- [Given problem] Take the material below and retype it in full; pictures are left out.

- [Data segment]
_ _ _ _ _

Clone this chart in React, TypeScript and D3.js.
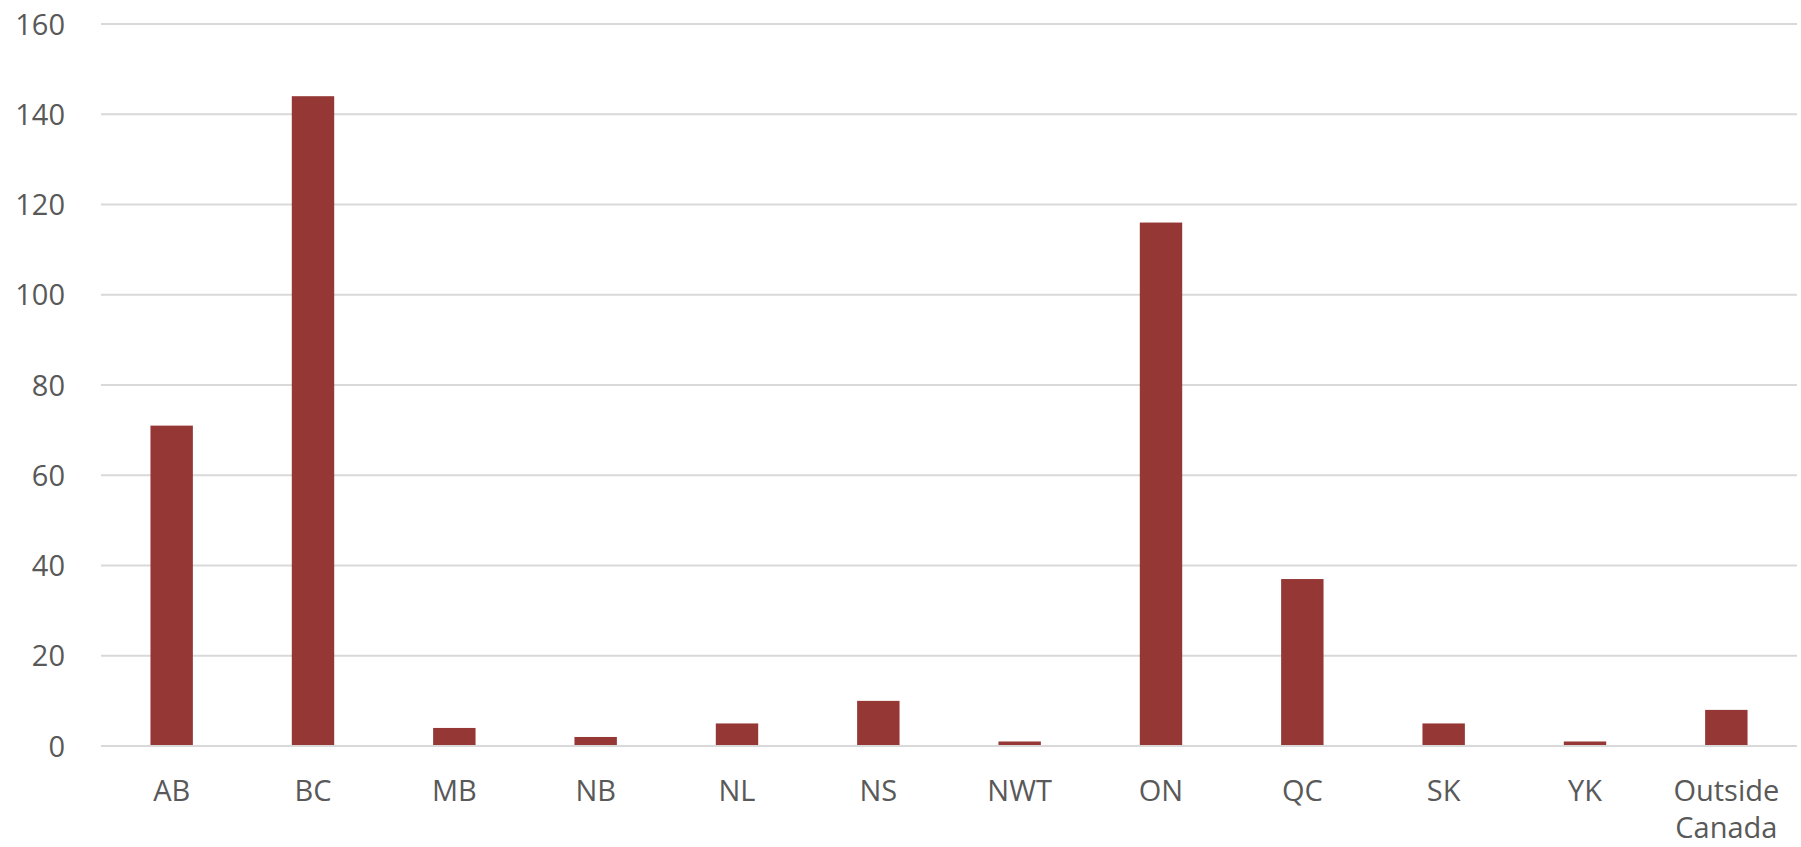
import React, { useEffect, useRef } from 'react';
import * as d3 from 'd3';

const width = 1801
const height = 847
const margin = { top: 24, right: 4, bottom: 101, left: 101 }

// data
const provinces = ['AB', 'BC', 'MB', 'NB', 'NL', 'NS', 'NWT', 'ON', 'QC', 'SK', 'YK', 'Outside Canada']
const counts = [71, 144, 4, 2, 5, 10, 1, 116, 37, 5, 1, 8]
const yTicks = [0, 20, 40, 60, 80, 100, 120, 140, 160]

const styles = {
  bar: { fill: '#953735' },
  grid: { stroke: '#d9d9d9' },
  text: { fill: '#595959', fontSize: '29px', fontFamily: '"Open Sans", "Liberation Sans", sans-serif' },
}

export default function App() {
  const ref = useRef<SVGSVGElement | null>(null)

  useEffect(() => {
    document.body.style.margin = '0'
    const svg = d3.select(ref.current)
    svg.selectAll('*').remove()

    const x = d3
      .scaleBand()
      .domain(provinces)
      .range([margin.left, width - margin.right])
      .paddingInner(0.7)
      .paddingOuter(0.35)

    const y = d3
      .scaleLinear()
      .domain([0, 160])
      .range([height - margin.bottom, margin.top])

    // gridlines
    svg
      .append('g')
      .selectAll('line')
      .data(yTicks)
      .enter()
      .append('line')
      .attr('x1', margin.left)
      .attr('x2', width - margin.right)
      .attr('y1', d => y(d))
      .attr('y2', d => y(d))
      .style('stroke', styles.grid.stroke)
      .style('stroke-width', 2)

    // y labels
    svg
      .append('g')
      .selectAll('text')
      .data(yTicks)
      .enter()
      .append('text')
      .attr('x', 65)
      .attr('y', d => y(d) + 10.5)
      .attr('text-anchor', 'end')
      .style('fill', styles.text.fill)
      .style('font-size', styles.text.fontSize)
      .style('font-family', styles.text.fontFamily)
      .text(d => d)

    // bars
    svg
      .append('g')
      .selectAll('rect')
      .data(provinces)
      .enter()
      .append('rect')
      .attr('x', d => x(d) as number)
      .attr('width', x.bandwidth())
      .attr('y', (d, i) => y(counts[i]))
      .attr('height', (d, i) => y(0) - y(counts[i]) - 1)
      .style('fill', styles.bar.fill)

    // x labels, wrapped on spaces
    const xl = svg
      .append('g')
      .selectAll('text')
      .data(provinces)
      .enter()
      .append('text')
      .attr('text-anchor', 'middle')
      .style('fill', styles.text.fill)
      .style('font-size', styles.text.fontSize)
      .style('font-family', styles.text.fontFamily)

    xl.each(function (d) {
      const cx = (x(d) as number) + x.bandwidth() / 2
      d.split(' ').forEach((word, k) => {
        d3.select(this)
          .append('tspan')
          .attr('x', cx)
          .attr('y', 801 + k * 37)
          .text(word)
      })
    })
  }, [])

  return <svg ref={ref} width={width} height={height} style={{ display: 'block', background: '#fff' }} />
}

_ _ _ _ _

- [Solution for this task]
Clone this chart in React, TypeScript and D3.js.
import React, { useEffect, useRef } from 'react';
import * as d3 from 'd3';

const width = 1801
const height = 847
const margin = { top: 24, right: 4, bottom: 101, left: 101 }

// data
const provinces = ['AB', 'BC', 'MB', 'NB', 'NL', 'NS', 'NWT', 'ON', 'QC', 'SK', 'YK', 'Outside Canada']
const counts = [71, 144, 4, 2, 5, 10, 1, 116, 37, 5, 1, 8]
const yTicks = [0, 20, 40, 60, 80, 100, 120, 140, 160]

const styles = {
  bar: { fill: '#953735' },
  grid: { stroke: '#d9d9d9' },
  text: { fill: '#595959', fontSize: '29px', fontFamily: '"Open Sans", "Liberation Sans", sans-serif' },
}

export default function App() {
  const ref = useRef<SVGSVGElement | null>(null)

  useEffect(() => {
    document.body.style.margin = '0'
    const svg = d3.select(ref.current)
    svg.selectAll('*').remove()

    const x = d3
      .scaleBand()
      .domain(provinces)
      .range([margin.left, width - margin.right])
      .paddingInner(0.7)
      .paddingOuter(0.35)

    const y = d3
      .scaleLinear()
      .domain([0, 160])
      .range([height - margin.bottom, margin.top])

    // gridlines
    svg
      .append('g')
      .selectAll('line')
      .data(yTicks)
      .enter()
      .append('line')
      .attr('x1', margin.left)
      .attr('x2', width - margin.right)
      .attr('y1', d => y(d))
      .attr('y2', d => y(d))
      .style('stroke', styles.grid.stroke)
      .style('stroke-width', 2)

    // y labels
    svg
      .append('g')
      .selectAll('text')
      .data(yTicks)
      .enter()
      .append('text')
      .attr('x', 65)
      .attr('y', d => y(d) + 10.5)
      .attr('text-anchor', 'end')
      .style('fill', styles.text.fill)
      .style('font-size', styles.text.fontSize)
      .style('font-family', styles.text.fontFamily)
      .text(d => d)

    // bars
    svg
      .append('g')
      .selectAll('rect')
      .data(provinces)
      .enter()
      .append('rect')
      .attr('x', d => x(d) as number)
      .attr('width', x.bandwidth())
      .attr('y', (d, i) => y(counts[i]))
      .attr('height', (d, i) => y(0) - y(counts[i]) - 1)
      .style('fill', styles.bar.fill)

    // x labels, wrapped on spaces
    const xl = svg
      .append('g')
      .selectAll('text')
      .data(provinces)
      .enter()
      .append('text')
      .attr('text-anchor', 'middle')
      .style('fill', styles.text.fill)
      .style('font-size', styles.text.fontSize)
      .style('font-family', styles.text.fontFamily)

    xl.each(function (d) {
      const cx = (x(d) as number) + x.bandwidth() / 2
      d.split(' ').forEach((word, k) => {
        d3.select(this)
          .append('tspan')
          .attr('x', cx)
          .attr('y', 801 + k * 37)
          .text(word)
      })
    })
  }, [])

  return <svg ref={ref} width={width} height={height} style={{ display: 'block', background: '#fff' }} />
}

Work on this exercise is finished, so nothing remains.